Gaskell’s treatment of Brontë’s connection to Heger, while evasive on some level, does confront the relationship in aspects important to a critical assessment of Brontë’s development as a writer. Gaskell understood that curiosity seekers would read the Life as a key to the novels. As one reviewer put it, “It was natural to wonder whence came this astonishing knowledge of the workings of fiery passion. Did she write from memory—or was she taught by the inspiration of a creative mind?” This reviewer came away with the erroneous impression that “Miss Brontë had, so far as is known to her biographer, never felt anything like love when
she wrote Jane Eyre” (Easson, p. 377).
In creating this impression, Gaskell may break her contract with the reader to present the details of the life of the woman, but she provides a professional analysis of the influence Heger had on Brontë’s work. It is for this reason that Gaskell spends so much time discussing Heger’s pedagogical technique. Nor does Gaskell shrink completely from exposing the emotional content of that bond, as she includes the melancholy letter in which Brontë confesses to Nussey: “I think, however long I live, I shall not forget what the parting with M. Héger cost me” (p. 209).

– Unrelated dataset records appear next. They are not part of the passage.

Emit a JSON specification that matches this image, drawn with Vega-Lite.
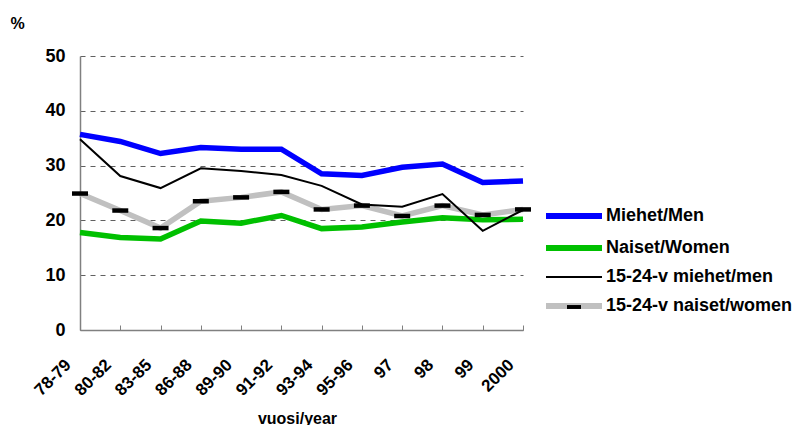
{
  "$schema": "https://vega.github.io/schema/vega-lite/v6.json",
  "width": 443,
  "height": 274,
  "autosize": {"type": "none"},
  "padding": {"left": 80, "top": 56, "right": 274, "bottom": 95},
  "background": "white",
  "config": {
    "font": "Liberation Sans",
    "view": {"stroke": null},
    "axis": {"labelFont": "Liberation Sans", "titleFont": "Liberation Sans", "labelFontWeight": "bold", "titleFontWeight": "bold", "labelColor": "black", "titleColor": "black"}
  },
  "data": {
    "values": [
      {"p": "78-79", "s": "Miehet/Men", "v": 35.7},
      {"p": "80-82", "s": "Miehet/Men", "v": 34.4},
      {"p": "83-85", "s": "Miehet/Men", "v": 32.2},
      {"p": "86-88", "s": "Miehet/Men", "v": 33.3},
      {"p": "89-90", "s": "Miehet/Men", "v": 33.0},
      {"p": "91-92", "s": "Miehet/Men", "v": 33.0},
      {"p": "93-94", "s": "Miehet/Men", "v": 28.5},
      {"p": "95-96", "s": "Miehet/Men", "v": 28.2},
      {"p": "97", "s": "Miehet/Men", "v": 29.7},
      {"p": "98", "s": "Miehet/Men", "v": 30.3},
      {"p": "99", "s": "Miehet/Men", "v": 26.9},
      {"p": "2000", "s": "Miehet/Men", "v": 27.2},
      {"p": "78-79", "s": "Naiset/Women", "v": 17.8},
      {"p": "80-82", "s": "Naiset/Women", "v": 16.9},
      {"p": "83-85", "s": "Naiset/Women", "v": 16.6},
      {"p": "86-88", "s": "Naiset/Women", "v": 19.9},
      {"p": "89-90", "s": "Naiset/Women", "v": 19.5},
      {"p": "91-92", "s": "Naiset/Women", "v": 20.9},
      {"p": "93-94", "s": "Naiset/Women", "v": 18.5},
      {"p": "95-96", "s": "Naiset/Women", "v": 18.8},
      {"p": "97", "s": "Naiset/Women", "v": 19.7},
      {"p": "98", "s": "Naiset/Women", "v": 20.5},
      {"p": "99", "s": "Naiset/Women", "v": 20.1},
      {"p": "2000", "s": "Naiset/Women", "v": 20.2},
      {"p": "78-79", "s": "15-24-v miehet/men", "v": 34.8},
      {"p": "80-82", "s": "15-24-v miehet/men", "v": 28.1},
      {"p": "83-85", "s": "15-24-v miehet/men", "v": 25.9},
      {"p": "86-88", "s": "15-24-v miehet/men", "v": 29.5},
      {"p": "89-90", "s": "15-24-v miehet/men", "v": 29.0},
      {"p": "91-92", "s": "15-24-v miehet/men", "v": 28.3},
      {"p": "93-94", "s": "15-24-v miehet/men", "v": 26.3},
      {"p": "95-96", "s": "15-24-v miehet/men", "v": 22.9},
      {"p": "97", "s": "15-24-v miehet/men", "v": 22.5},
      {"p": "98", "s": "15-24-v miehet/men", "v": 24.8},
      {"p": "99", "s": "15-24-v miehet/men", "v": 18.1},
      {"p": "2000", "s": "15-24-v miehet/men", "v": 21.9},
      {"p": "78-79", "s": "15-24-v naiset/women", "v": 24.9},
      {"p": "80-82", "s": "15-24-v naiset/women", "v": 21.8},
      {"p": "83-85", "s": "15-24-v naiset/women", "v": 18.6},
      {"p": "86-88", "s": "15-24-v naiset/women", "v": 23.5},
      {"p": "89-90", "s": "15-24-v naiset/women", "v": 24.2},
      {"p": "91-92", "s": "15-24-v naiset/women", "v": 25.2},
      {"p": "93-94", "s": "15-24-v naiset/women", "v": 22.0},
      {"p": "95-96", "s": "15-24-v naiset/women", "v": 22.7},
      {"p": "97", "s": "15-24-v naiset/women", "v": 20.8},
      {"p": "98", "s": "15-24-v naiset/women", "v": 22.7},
      {"p": "99", "s": "15-24-v naiset/women", "v": 21.0},
      {"p": "2000", "s": "15-24-v naiset/women", "v": 22.0}
    ]
  },
  "encoding": {
    "x": {
      "field": "p", "type": "ordinal", "sort": null,
      "scale": {"type": "point", "padding": 0},
      "axis": {
        "title": "vuosi/year", "titleFontSize": 16, "titleBaseline": "alphabetic", "titleY": 93, "titleX": 217, "titleAlign": "center",
        "labelAngle": -45, "labelAlign": "right", "labelBaseline": "middle", "labelFontSize": 17, "labelPadding": 37, "labelOffset": -12,
        "domainColor": "#808080", "domainWidth": 1.5, "tickColor": "#808080", "tickSize": -5, "tickWidth": 1, "grid": false
      }
    },
    "y": {
      "field": "v", "type": "quantitative",
      "scale": {"domain": [0, 50], "nice": false},
      "axis": {
        "values": [0, 10, 20, 30, 40, 50], "title": "%", "titleAngle": 0, "titleAlign": "left", "titleBaseline": "alphabetic",
        "titleX": -70, "titleY": -28, "titleFontSize": 16,
        "labelFontSize": 18, "labelPadding": 15, "ticks": false, "tickSize": 0,
        "domainColor": "#808080", "domainWidth": 1.5,
        "grid": true, "gridColor": "#606060", "gridDash": [5, 5], "gridWidth": 1
      }
    }
  },
  "layer": [
    {
      "transform": [{"filter": "datum.s !== '15-24-v miehet/men'"}],
      "mark": {"type": "line", "strokeWidth": 5.5, "strokeCap": "butt", "strokeJoin": "miter"},
      "encoding": {
        "color": {
          "field": "s", "type": "nominal",
          "scale": {
            "domain": ["Miehet/Men", "Naiset/Women", "15-24-v miehet/men", "15-24-v naiset/women"],
            "range": ["#0000FF", "#00C000", "#000000", "#C0C0C0"]
          },
          "legend": {
            "title": null, "orient": "none", "legendX": 485, "legendY": 151,
            "symbolType": "stroke", "symbolSize": 3136,
            "labelFontSize": 18, "labelFont": "Liberation Sans", "labelFontWeight": "bold", "labelColor": "black",
            "labelOffset": 23, "rowPadding": 8, "labelLimit": 300, "zindex": 1,
            "encode": {"symbols": {"update": {"strokeWidth": {"signal": "datum.value === '15-24-v miehet/men' ? 2 : 6"}}}}
          }
        }
      }
    },
    {
      "transform": [{"filter": "datum.s === '15-24-v miehet/men'"}],
      "mark": {"type": "line", "strokeWidth": 2, "strokeCap": "butt", "strokeJoin": "miter"},
      "encoding": {
        "color": {"field": "s", "type": "nominal"}
      }
    },
    {
      "transform": [{"filter": "datum.s === '15-24-v naiset/women'"}],
      "mark": {"type": "point", "filled": true, "color": "black", "size": 256, "opacity": 1},
      "encoding": {
        "shape": {
          "field": "s", "type": "nominal",
          "scale": {"range": ["M-1,-0.28L1,-0.28L1,0.28L-1,0.28Z"]},
          "legend": {
            "title": null, "orient": "none", "legendX": 487, "legendY": 244,
            "symbolSize": 196, "symbolFillColor": "black", "symbolStrokeColor": "black", "symbolStrokeWidth": 0, "symbolOpacity": 1,
            "labelExpr": "''", "labelFontSize": 1, "zindex": 2
          }
        }
      }
    }
  ]
}
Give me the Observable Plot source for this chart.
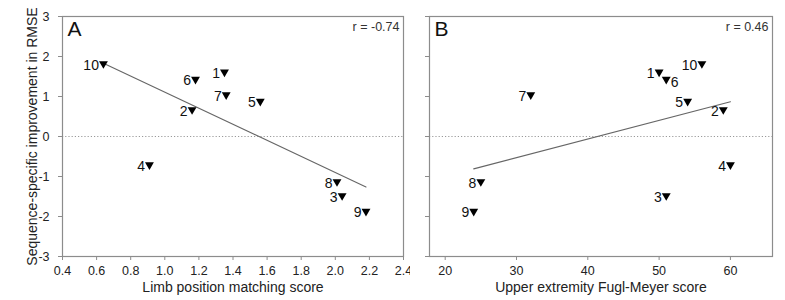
<!DOCTYPE html>
<html><head><meta charset="utf-8">
<script src="https://cdn.jsdelivr.net/npm/d3@7"></script>
<script src="https://cdn.jsdelivr.net/npm/@observablehq/plot@0.6"></script>
<style>
body{margin:0;background:#fff;}
#wrap{display:flex;width:785px;height:300px;overflow:hidden;}
#wrap svg{font-family:"Liberation Sans",Arial,Helvetica,sans-serif;}
</style></head><body><div id="wrap"></div>
<script>
const subjects = [1, 2, 3, 4, 5, 6, 7, 8, 9, 10];
const limbScore = [1.35, 1.16, 2.04, 0.91, 1.56, 1.18, 1.36, 2.01, 2.18, 0.64];
const fuglMeyer = [50, 59, 51, 60, 54, 51, 32, 25, 24, 56];
const rmseImprovement = [1.61, 0.67, -1.48, -0.71, 0.88, 1.43, 1.04, -1.13, -1.87, 1.82];
const labelSideB = ["left","left","left","left","left","right","left","left","left","left"];
const yTicks = [-3, -2, -1, 0, 1, 2, 3];
const xTicksA = [0.4, 0.6, 0.8, 1.0, 1.2, 1.4, 1.6, 1.8, 2.0, 2.2, 2.4];
const xTicksB = [20, 30, 40, 50, 60];
const titles = {
  y: "Sequence-specific improvement in RMSE",
  xA: "Limb position matching score",
  xB: "Upper extremity Fugl-Meyer score"
};
const rLabels = ["r = -0.74", "r = 0.46"];
const panelLetters = ["A", "B"];

const data = subjects.map((id, i) => ({
  id, limb: limbScore[i], fm: fuglMeyer[i], y: rmseImprovement[i], sideB: labelSideB[i]
}));

const FRAME = "#8c8c8c";
const font = "'Liberation Sans', Arial, Helvetica, sans-serif";

function panel({xKey, xDomain, xTicks, xFormat, xTitle, letter, rText, width, ml, mr, yLabels, leftRight}) {
  const marks = [
    Plot.ruleY([0], {stroke: "#9a9a9a", strokeDasharray: "1.2,2", strokeWidth: 1}),
    Plot.axisY({ticks: yTicks, tickSize: 4, tickPadding: 9, stroke: FRAME, fill: "#222", fontSize: 12.5,
      tickFormat: yLabels ? (d => d) : () => "", label: null}),
    Plot.axisX({ticks: xTicks, tickSize: 4, tickPadding: 6, stroke: FRAME, fill: "#222", fontSize: 12.5,
      tickFormat: xFormat, label: null}),
    Plot.text([xTitle], {frameAnchor: "bottom", dy: 31, lineAnchor: "middle", fontSize: 14, fill: "#222"}),
    Plot.frame({stroke: FRAME, strokeWidth: 1.2}),
    Plot.linearRegressionY(data, {x: xKey, y: "y", stroke: "#666", strokeWidth: 1.1, ci: 0}),
    Plot.dot(data, {x: xKey, y: "y", symbol: "triangle", r: 3.3, fill: "#000", stroke: "none", rotate: 180}),
    Plot.text(leftRight ? data.filter(d => d.sideB === "left") : data,
      {x: xKey, y: "y", text: "id", textAnchor: "end", dx: -4.5, dy: 1.5, fontSize: 14, fill: "#111"}),
    Plot.text(leftRight ? data.filter(d => d.sideB === "right") : [],
      {x: xKey, y: "y", text: "id", textAnchor: "start", dx: 4.5, dy: 3, fontSize: 14, fill: "#111"}),
    Plot.text([letter], {frameAnchor: "top-left", dx: 5, dy: 5, lineAnchor: "top", fontSize: 21, fill: "#111"}),
    Plot.text([rText], {frameAnchor: "top-right", dx: -4, dy: 6, lineAnchor: "top", fontSize: 12.5, fill: "#333"})
  ];
  if (yLabels) {
    marks.push(Plot.text([titles.y], {frameAnchor: "left", rotate: -90, dx: -30, lineAnchor: "middle",
      textAnchor: "middle", fontSize: 14, fill: "#222"}));
  }
  return Plot.plot({
    width, height: 300, marginLeft: ml, marginRight: mr, marginTop: 16, marginBottom: 44,
    style: {fontFamily: font, background: "#fff", color: "#222", overflow: "visible"},
    x: {domain: xDomain}, y: {domain: [-3, 3]},
    marks
  });
}

const wrap = document.getElementById("wrap");
wrap.appendChild(panel({xKey: "limb", xDomain: [0.4, 2.4], xTicks: xTicksA, xFormat: d3.format(".1f"),
  xTitle: titles.xA, letter: panelLetters[0], rText: rLabels[0], width: 410, ml: 62, mr: 7, yLabels: true, leftRight: false}));
wrap.appendChild(panel({xKey: "fm", xDomain: [17.8, 65.9], xTicks: xTicksB, xFormat: d3.format("d"),
  xTitle: titles.xB, letter: panelLetters[1], rText: rLabels[1], width: 375, ml: 19, mr: 13, yLabels: false, leftRight: true}));
</script></body></html>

The full force of Brontë’s impassioned letters to Heger is muted, but Gaskell preserves Brontë’s great desire, to write a novel and dedicate it to her teacher:“I would write a book and dedicate it to my literature master, to the only master I have ever had—to you, Monsieur! I have told you often in French how much I respect you, how indebted I am to your kindness and your instruction. I would like to say it one time in English. But that cannot be; there’s no use thinking about it. A literary career is closed to me” (p. 219; my translation).
Brontë’s despair registers as anxiety about her ability to make her voice heard as a published author. Heger heard that voice and knew its power, reflecting its worth back to Brontë in his comments on her devoirs (composition exercises). Brontë’s increasing desperation at his silence after she leaves Brussels stemmed perhaps not from desire for his affection, but from a need for his encouragement to write.